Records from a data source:
◇ ◇ ◇ ◇

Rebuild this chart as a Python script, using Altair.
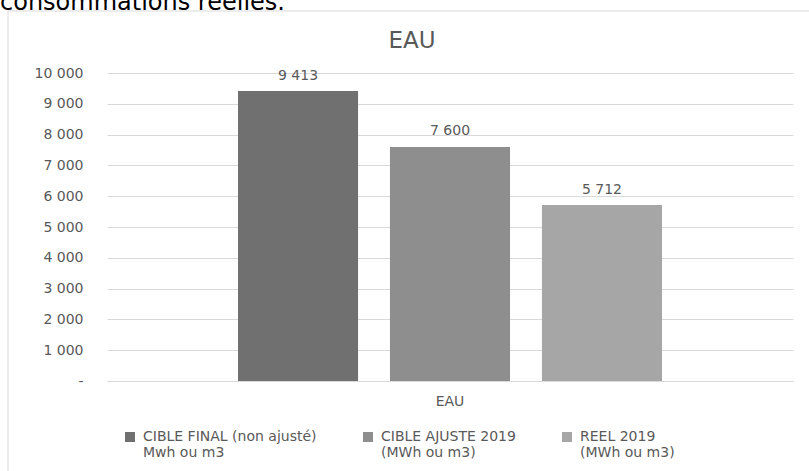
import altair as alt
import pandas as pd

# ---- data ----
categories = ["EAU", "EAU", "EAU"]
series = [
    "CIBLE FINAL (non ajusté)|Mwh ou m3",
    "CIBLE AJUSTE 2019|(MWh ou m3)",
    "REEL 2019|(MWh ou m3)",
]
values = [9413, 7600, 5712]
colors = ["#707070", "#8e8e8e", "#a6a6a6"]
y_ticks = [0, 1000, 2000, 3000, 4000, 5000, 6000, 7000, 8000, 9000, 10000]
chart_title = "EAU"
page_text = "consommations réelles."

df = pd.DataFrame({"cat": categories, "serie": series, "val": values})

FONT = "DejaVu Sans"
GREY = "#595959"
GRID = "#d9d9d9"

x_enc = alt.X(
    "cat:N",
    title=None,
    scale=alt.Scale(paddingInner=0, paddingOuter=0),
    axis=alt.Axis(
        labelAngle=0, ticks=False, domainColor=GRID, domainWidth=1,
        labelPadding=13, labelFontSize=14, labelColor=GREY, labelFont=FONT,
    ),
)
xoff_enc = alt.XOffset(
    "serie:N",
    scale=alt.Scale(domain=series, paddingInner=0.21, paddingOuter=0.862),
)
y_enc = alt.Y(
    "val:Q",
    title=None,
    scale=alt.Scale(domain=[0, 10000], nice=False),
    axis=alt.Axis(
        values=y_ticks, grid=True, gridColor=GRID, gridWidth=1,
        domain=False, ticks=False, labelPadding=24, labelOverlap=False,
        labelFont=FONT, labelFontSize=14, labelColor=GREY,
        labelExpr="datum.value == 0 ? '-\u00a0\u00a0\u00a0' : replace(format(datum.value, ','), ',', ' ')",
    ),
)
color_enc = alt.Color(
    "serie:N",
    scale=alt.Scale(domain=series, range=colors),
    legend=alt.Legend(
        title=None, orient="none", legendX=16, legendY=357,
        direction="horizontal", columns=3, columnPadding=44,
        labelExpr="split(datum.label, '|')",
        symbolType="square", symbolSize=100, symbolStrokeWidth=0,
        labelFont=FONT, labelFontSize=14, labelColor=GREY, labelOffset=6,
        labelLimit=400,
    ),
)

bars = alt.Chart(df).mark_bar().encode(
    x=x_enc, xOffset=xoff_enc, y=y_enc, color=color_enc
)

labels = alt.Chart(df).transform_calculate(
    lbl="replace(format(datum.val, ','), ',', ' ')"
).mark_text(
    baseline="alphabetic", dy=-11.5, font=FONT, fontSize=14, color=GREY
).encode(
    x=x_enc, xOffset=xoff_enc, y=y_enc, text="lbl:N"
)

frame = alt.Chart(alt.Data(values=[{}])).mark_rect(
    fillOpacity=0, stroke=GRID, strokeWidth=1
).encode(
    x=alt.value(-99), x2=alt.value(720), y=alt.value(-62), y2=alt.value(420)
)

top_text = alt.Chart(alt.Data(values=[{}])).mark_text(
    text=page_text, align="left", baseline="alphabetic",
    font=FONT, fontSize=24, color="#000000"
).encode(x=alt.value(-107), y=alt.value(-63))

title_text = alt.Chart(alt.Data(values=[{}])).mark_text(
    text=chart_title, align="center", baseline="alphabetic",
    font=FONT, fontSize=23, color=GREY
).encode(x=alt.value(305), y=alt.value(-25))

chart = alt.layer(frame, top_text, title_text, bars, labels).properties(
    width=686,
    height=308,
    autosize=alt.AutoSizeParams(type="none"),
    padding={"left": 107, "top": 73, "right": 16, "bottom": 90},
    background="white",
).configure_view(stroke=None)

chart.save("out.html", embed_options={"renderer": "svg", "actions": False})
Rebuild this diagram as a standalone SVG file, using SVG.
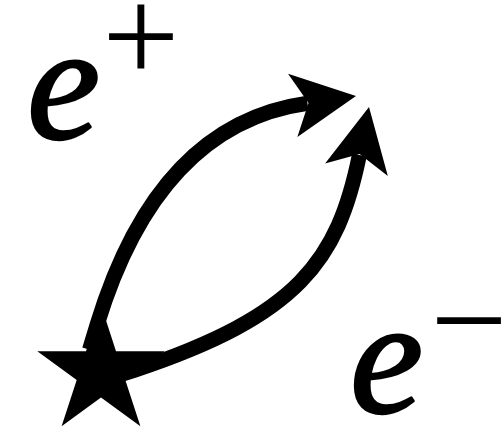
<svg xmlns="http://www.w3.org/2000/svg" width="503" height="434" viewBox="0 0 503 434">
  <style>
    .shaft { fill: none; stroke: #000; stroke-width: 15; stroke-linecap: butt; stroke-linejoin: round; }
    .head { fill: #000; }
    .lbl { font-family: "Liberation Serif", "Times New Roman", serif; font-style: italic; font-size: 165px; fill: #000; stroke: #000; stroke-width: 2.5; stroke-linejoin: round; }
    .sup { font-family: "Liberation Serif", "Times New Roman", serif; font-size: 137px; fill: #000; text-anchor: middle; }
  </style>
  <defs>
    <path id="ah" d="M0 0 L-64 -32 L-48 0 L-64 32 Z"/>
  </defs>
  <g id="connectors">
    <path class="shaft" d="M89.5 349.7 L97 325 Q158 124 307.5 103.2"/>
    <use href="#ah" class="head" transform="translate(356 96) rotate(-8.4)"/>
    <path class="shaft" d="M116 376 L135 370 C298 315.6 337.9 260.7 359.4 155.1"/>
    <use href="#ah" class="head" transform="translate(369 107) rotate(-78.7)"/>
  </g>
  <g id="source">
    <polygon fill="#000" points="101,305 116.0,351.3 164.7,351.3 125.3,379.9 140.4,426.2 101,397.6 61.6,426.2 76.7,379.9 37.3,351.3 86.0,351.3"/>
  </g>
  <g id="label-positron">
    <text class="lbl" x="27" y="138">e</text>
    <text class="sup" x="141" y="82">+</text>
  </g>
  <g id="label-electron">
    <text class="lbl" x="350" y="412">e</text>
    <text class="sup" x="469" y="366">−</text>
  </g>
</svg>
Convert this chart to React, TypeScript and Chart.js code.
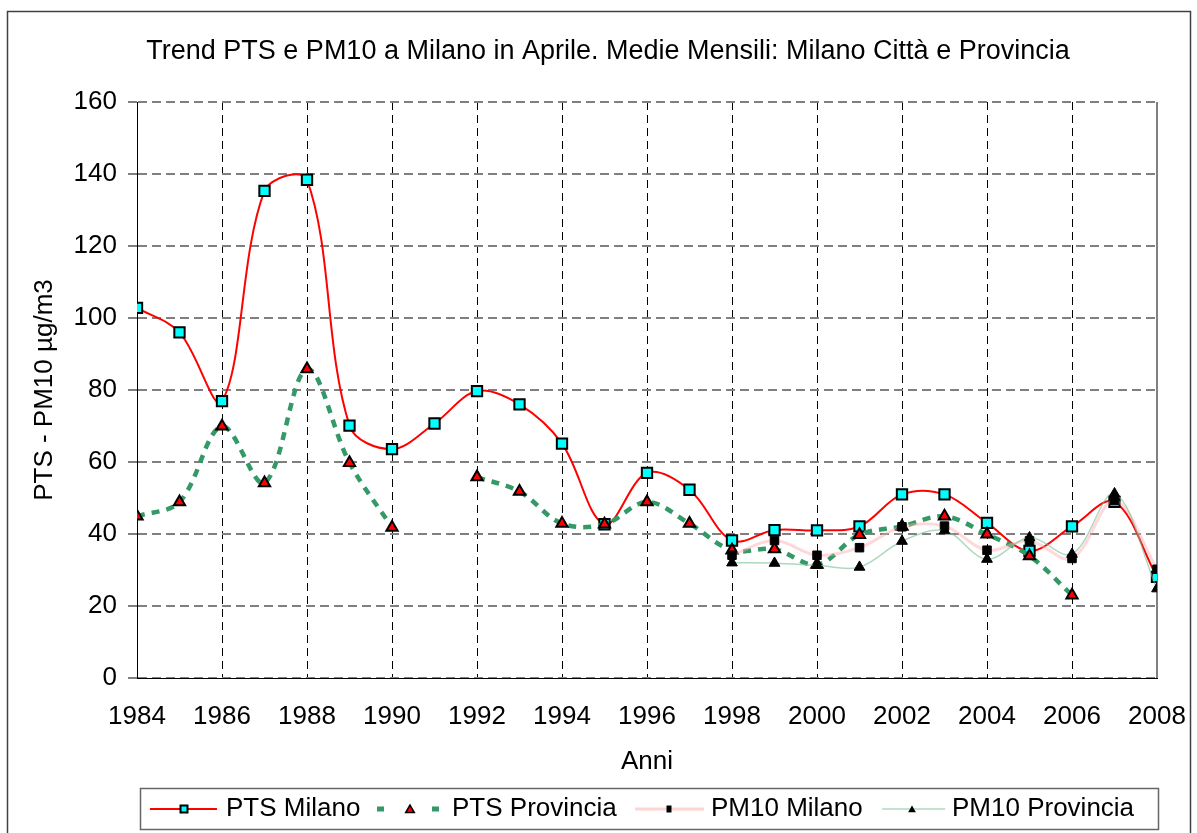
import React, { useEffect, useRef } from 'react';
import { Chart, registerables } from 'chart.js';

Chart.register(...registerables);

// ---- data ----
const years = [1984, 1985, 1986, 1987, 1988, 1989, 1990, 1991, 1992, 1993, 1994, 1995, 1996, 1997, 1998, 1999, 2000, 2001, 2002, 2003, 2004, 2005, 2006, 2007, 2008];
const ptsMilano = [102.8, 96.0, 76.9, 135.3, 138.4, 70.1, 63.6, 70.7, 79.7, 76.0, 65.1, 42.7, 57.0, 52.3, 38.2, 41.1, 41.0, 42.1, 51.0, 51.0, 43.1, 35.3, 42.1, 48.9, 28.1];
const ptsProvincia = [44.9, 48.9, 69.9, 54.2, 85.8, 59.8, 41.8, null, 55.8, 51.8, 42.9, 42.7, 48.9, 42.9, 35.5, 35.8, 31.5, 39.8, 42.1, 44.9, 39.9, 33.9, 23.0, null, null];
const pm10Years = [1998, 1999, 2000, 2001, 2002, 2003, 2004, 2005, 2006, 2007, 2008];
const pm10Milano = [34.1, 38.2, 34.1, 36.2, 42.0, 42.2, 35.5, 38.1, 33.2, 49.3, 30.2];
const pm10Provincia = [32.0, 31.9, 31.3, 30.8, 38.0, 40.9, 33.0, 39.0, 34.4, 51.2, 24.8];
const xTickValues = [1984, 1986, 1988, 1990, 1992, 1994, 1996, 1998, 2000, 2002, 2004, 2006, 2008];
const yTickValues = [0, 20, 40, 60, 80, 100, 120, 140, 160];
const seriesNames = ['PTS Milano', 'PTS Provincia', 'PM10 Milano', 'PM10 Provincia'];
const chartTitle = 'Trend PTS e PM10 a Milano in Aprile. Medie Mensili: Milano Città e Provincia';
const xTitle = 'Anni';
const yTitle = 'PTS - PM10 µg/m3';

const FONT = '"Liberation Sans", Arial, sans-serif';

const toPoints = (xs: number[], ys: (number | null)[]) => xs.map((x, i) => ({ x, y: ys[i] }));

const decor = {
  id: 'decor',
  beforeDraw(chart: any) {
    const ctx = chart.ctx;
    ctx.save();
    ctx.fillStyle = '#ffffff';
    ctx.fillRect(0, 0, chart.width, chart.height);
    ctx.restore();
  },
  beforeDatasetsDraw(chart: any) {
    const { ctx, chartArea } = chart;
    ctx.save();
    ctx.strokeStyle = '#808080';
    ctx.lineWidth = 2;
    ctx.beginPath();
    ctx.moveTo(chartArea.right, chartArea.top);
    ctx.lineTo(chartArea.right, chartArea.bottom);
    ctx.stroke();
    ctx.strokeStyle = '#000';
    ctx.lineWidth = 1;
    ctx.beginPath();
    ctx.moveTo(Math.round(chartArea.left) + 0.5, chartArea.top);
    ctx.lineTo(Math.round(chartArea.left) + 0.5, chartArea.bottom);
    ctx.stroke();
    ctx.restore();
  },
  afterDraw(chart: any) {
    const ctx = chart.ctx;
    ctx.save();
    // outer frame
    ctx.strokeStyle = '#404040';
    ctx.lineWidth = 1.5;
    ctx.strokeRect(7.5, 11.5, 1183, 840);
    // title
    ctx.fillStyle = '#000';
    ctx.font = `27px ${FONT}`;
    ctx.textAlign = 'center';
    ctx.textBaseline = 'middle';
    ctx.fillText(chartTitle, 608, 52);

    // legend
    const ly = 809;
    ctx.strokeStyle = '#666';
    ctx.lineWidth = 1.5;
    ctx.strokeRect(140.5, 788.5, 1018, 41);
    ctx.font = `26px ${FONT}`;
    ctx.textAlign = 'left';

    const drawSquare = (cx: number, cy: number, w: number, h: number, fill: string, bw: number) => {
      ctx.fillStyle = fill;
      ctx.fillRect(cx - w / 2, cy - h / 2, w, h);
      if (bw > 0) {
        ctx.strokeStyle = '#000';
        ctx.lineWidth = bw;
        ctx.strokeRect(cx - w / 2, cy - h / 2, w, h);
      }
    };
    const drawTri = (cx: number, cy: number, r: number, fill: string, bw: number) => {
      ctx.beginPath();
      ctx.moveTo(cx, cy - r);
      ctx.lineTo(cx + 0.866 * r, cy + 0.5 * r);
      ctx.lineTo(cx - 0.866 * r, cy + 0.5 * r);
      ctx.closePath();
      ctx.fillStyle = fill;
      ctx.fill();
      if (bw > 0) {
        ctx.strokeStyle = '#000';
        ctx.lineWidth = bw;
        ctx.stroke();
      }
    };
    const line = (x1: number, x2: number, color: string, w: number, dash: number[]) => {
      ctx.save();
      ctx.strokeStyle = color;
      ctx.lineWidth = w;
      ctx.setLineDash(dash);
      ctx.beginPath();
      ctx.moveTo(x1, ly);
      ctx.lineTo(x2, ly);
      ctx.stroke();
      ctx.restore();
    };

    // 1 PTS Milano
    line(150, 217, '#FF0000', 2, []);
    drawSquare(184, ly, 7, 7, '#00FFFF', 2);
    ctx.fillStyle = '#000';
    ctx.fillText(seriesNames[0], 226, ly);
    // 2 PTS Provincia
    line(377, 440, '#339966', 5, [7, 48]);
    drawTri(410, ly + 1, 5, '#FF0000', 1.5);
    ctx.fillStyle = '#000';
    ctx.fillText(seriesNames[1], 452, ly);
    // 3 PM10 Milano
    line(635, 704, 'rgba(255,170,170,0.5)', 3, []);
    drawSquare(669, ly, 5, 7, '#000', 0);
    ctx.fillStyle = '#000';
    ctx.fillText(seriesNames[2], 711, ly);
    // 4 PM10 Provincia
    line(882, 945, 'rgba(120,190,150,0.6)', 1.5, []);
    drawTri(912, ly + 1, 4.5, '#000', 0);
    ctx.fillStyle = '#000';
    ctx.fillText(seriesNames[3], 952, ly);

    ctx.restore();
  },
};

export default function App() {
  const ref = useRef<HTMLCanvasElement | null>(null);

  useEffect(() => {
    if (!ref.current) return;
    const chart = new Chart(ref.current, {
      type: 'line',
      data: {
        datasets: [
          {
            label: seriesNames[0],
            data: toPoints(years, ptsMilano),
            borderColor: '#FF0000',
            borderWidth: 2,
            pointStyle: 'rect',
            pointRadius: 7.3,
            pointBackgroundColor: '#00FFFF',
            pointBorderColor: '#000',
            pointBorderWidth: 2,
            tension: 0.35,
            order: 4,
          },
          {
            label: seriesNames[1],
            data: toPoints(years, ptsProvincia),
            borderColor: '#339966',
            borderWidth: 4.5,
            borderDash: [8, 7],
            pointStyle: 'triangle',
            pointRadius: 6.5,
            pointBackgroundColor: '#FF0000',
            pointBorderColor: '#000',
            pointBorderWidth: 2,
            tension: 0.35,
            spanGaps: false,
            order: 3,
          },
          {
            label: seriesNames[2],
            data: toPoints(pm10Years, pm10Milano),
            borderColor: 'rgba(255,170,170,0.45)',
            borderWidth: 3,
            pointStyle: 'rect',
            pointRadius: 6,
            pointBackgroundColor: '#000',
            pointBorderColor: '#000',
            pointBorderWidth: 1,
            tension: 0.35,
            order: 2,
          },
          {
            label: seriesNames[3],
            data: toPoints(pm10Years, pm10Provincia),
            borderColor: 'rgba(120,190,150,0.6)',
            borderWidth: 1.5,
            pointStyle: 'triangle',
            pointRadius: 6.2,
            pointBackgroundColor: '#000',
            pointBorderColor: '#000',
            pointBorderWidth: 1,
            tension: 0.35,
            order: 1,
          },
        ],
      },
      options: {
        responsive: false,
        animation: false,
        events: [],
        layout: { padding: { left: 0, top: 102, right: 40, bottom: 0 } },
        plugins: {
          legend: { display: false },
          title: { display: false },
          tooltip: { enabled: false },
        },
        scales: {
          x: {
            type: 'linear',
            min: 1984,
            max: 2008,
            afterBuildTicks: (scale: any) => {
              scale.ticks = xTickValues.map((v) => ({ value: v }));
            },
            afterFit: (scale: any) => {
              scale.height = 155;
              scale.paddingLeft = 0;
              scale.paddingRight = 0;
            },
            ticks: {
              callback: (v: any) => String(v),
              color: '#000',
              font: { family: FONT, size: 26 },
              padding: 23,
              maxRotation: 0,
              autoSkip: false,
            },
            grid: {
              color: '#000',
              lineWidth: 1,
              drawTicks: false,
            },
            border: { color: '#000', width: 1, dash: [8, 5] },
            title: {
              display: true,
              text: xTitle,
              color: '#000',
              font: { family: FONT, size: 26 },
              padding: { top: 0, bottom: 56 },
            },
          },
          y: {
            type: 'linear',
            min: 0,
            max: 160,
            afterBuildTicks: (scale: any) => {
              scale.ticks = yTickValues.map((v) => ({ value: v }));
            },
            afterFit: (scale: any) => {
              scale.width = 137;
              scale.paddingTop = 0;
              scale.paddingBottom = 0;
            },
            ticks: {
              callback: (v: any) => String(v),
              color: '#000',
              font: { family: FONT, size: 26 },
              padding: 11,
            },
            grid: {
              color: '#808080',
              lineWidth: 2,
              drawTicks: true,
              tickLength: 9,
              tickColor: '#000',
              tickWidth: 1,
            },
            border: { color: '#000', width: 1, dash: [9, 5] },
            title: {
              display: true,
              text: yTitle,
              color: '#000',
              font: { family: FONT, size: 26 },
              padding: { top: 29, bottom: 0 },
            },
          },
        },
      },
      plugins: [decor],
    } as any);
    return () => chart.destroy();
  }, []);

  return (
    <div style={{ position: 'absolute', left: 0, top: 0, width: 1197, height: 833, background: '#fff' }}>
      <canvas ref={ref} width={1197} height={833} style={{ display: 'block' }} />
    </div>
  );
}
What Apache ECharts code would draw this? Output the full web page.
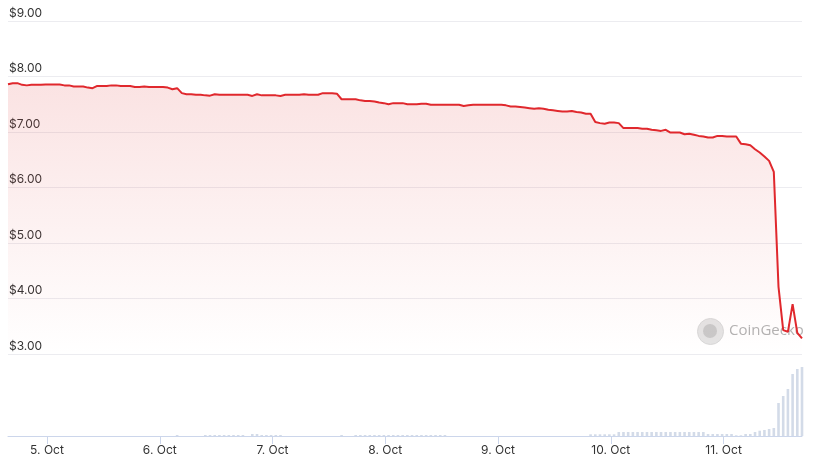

◇ ◇ ◇ ◇

> **Written problem**
Write out an exact copy of the listing, first line through the line containing "import pandas as pd", with the pictures left out.

> **Correct output**
Rebuild this chart as a Python script, using Altair.
import altair as alt
import pandas as pd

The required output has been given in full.